Rita Atria est née en Sicile, dans une famille mafieuse. Petite fille heureuse, elle grandit entre un père aimant, une mère sévère et silencieuse et un frère complice. Dans son dernier roman, Fille du silence, Carole Declercq s’est emparée du destin tragique de cette enfant devenue presque femme. Rita Atria est devenue Rina Abadia pour une fiction très proche de la réalité. Dans les remerciements de fin de volume, l’auteur rend d’ailleurs hommage à Petra Reski, dont le biographie de Rita Atria a été son fil d’Ariane. Carole Declercq a voulu donne le «contre-chant psychologique» à cette biographie. Et elle y parvient parfaitement.
Si les noms de lieux et de personnes ont presque tous été modifiés, l’histoire racontée n’en reste pas moins tristement réelle. Le roman nous permet donc de suivre l’enfance de Rina, de comprendre comment Cosa Nostra imprègne le quotidien des familles siciliennes. La mafia n’est pas un vêtement dont on peut se débarrasser, c’est une peau qu’il faut arracher.
Le père de Rina est le «parrain» du village. Il est respecté et sa parole à valeur de loi. Jusqu’au jour où il est assassiné dans son champ. Qui l’a tué? Probablement quelqu’un qu’il connaissait bien, un de ces familiers qui se retrouvent nombreux à l’église le jour des funérailles. Rina est anéantie, mais elle ne mesure pas encore tout le pouvoir de Cosa Nostra.
Nino, le frère aimé, le frère chéri de Rina décide de rejoindre la pieuvre. Son intention est de découvrir qui a tué son père. Nino épouse Iolanda, une jolie fille issue d’une famille sans attaches avec le milieu. Nino se confie à sa sœur, lui raconte ce qu’il fait pour la mafia, qui trempe dans les trafics, les magouilles, les meurtres et le racket.
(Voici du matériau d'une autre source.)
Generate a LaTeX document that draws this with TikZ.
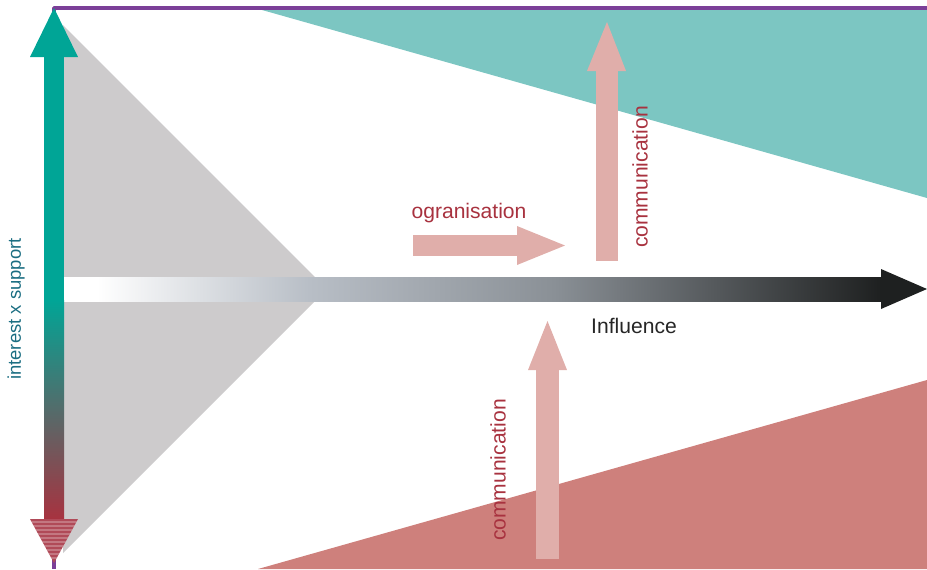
\documentclass[tikz,border=0pt]{standalone}
\usepackage{fontspec}
\setmainfont{Liberation Sans}
\usetikzlibrary{positioning,calc}

\definecolor{graytri}{HTML}{CDCBCC}
\definecolor{tealtri}{HTML}{7CC6C2}
\definecolor{redtri}{HTML}{CE807C}
\definecolor{framec}{HTML}{7B3F98}
\definecolor{tealarr}{HTML}{00A596}
\definecolor{midarr}{HTML}{6C6C5E}
\definecolor{redarr}{HTML}{A8323F}
\definecolor{headred}{HTML}{B04A58}
\definecolor{pinkarr}{HTML}{E0AEAA}
\definecolor{textred}{HTML}{A8323F}
\definecolor{axistext}{HTML}{1B6E82}
\definecolor{inflmid}{HTML}{B8BEC6}
\definecolor{inflgray}{HTML}{8A9096}
\definecolor{infldark}{HTML}{1E2020}

\pgfdeclarehorizontalshading{influshade}{100bp}{color(0bp)=(white); color(27bp)=(white); color(40bp)=(inflmid); color(55bp)=(inflgray); color(75bp)=(infldark); color(100bp)=(infldark)}

\begin{document}
\begin{tikzpicture}[x=0.02cm, y=-0.02cm, line join=round,
	txt/.style={font=\fontsize{12}{14}\selectfont, inner sep=0pt},
	commtxt/.style={txt, text=textred, rotate=90}]
		\useasboundingbox (0,0) rectangle (927,569);
		% background triangles
		\fill [graytri] (63,25) -- (315,277) -- (315,301) -- (63,553) -- cycle;
		\fill [tealtri] (255,8) -- (927,8) -- (927,198) -- cycle;
		\fill [redtri] (258,569) -- (927,380) -- (927,569) -- cycle;
		% frame
		\draw [framec, line width=2pt] (927,8) -- (54,8) -- (54,569);
		% influence arrow
		\shade [shading=influshade] (64,277) rectangle (881,301);
		\fill [infldark] (881,269) -- (927,289) -- (881,309) -- cycle;
		% interest x support arrow
		\fill [tealarr] (44,56) rectangle (64,300);
		\shade [top color=tealarr, middle color=midarr, bottom color=redarr] (44,300) rectangle (64,520);
		\fill [tealarr] (30,57) -- (54,8) -- (78,57) -- cycle;
		\fill [headred] (30,519) -- (78,519) -- (54,563) -- cycle;
		\begin{scope}
			\clip (30,519) -- (78,519) -- (54,563) -- cycle;
			\foreach \yy in {522,526,...,558}
				\draw [white, opacity=0.25, line width=0.6pt] (30,\yy) -- (78,\yy);
		\end{scope}
		% pink arrows
		\fill [pinkarr] (413,235) rectangle (517,256);
		\fill [pinkarr] (517,226) -- (565,245.5) -- (517,265) -- cycle;
		\fill [pinkarr] (596,71) rectangle (618,261);
		\fill [pinkarr] (587,71) -- (607,22) -- (626,71) -- cycle;
		\fill [pinkarr] (536,370) rectangle (559,559);
		\fill [pinkarr] (528,370) -- (547.5,321) -- (567,370) -- cycle;
		% symbols
		\node [txt, text=textred] (orga) at (469,213) {ogranisation};
		\node [commtxt] (commup) at (640,177) {communication};
		\node [commtxt] (commdown) at (498,470) {communication};
		\node [txt, text=black!85] (infl) at (634,326) {Influence};
		\node [txt, text=axistext, rotate=90, font=\fontsize{10.5}{12}\selectfont] (intsup) at (16,309) {interest x support};
	\end{tikzpicture}
\end{document}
Rina note tout, scrupuleusement, dans son journal intime.
Nino, le beau Nino, est lui aussi éliminé. Iolanda, son épouse, décide de devenir témoin de justice, de dénoncer les agissements des acolytes de feu son époux. Rina lui emboîte le pas et se rend au tribunal de Trapani pour livrer le contenu des six cahiers qui constituent son journal. Elle est mineure, elle a seize ans et un courage sans limite. Mais le témoignage d’une mineure n’a juridiquement que peu de poids sans l’assentiment de ses parents. Or, le père de Rina est mort et sa mère ne veut rien savoir, fidèle aux traditions d’honneur de la pieuvre. Peu importe, Rina se confie, quitte sa famille et finit par gagner Rome sous une identité nouvelle. Elle partage sa vie clandestine avec Iolanda, sa belle-sœur. Elle croise à l’occasion le juge Paolo Borsellino qui supervise son témoignage. Il est un modèle pour Rina qui lui voue une réelle et profonde affection. La jeune femme s’inquiète pour son magistrat le jour ou le juge Giovanni Falcone, qu’elle a également rencontré, est assassiné. Paolo Borsellino sera lui aussi éliminé dans la foulée. Le monde de Rina bascule, tout comme son jeune corps de dix-sept ans par dessus la rambarde du balcon du septième étage.
Carole Declercq nous fait entrer avec talent dans les pensées et dans l’esprit de Rina. De le prise de conscience de l’adolescente à l’éclosion de la femme désormais témoin de justice protégé par des gardes du corps, le lecteur partage les joies, les peines, les craintes, les doutes et les interrogations de cette héroïne tragique. Au fil des pages, l’écriture se densifie, la tension monte. Jusqu’à la chute finale.
Un très beau roman qui aurait mérité mieux que la mièvre image de couverture qui ne traduit en rien les qualités indiscutables d’écriture et de narration de cette histoire bouleversante.
Fille du silence, par Carole Declercq, éditions Terra Nova, 2018, 248 pages.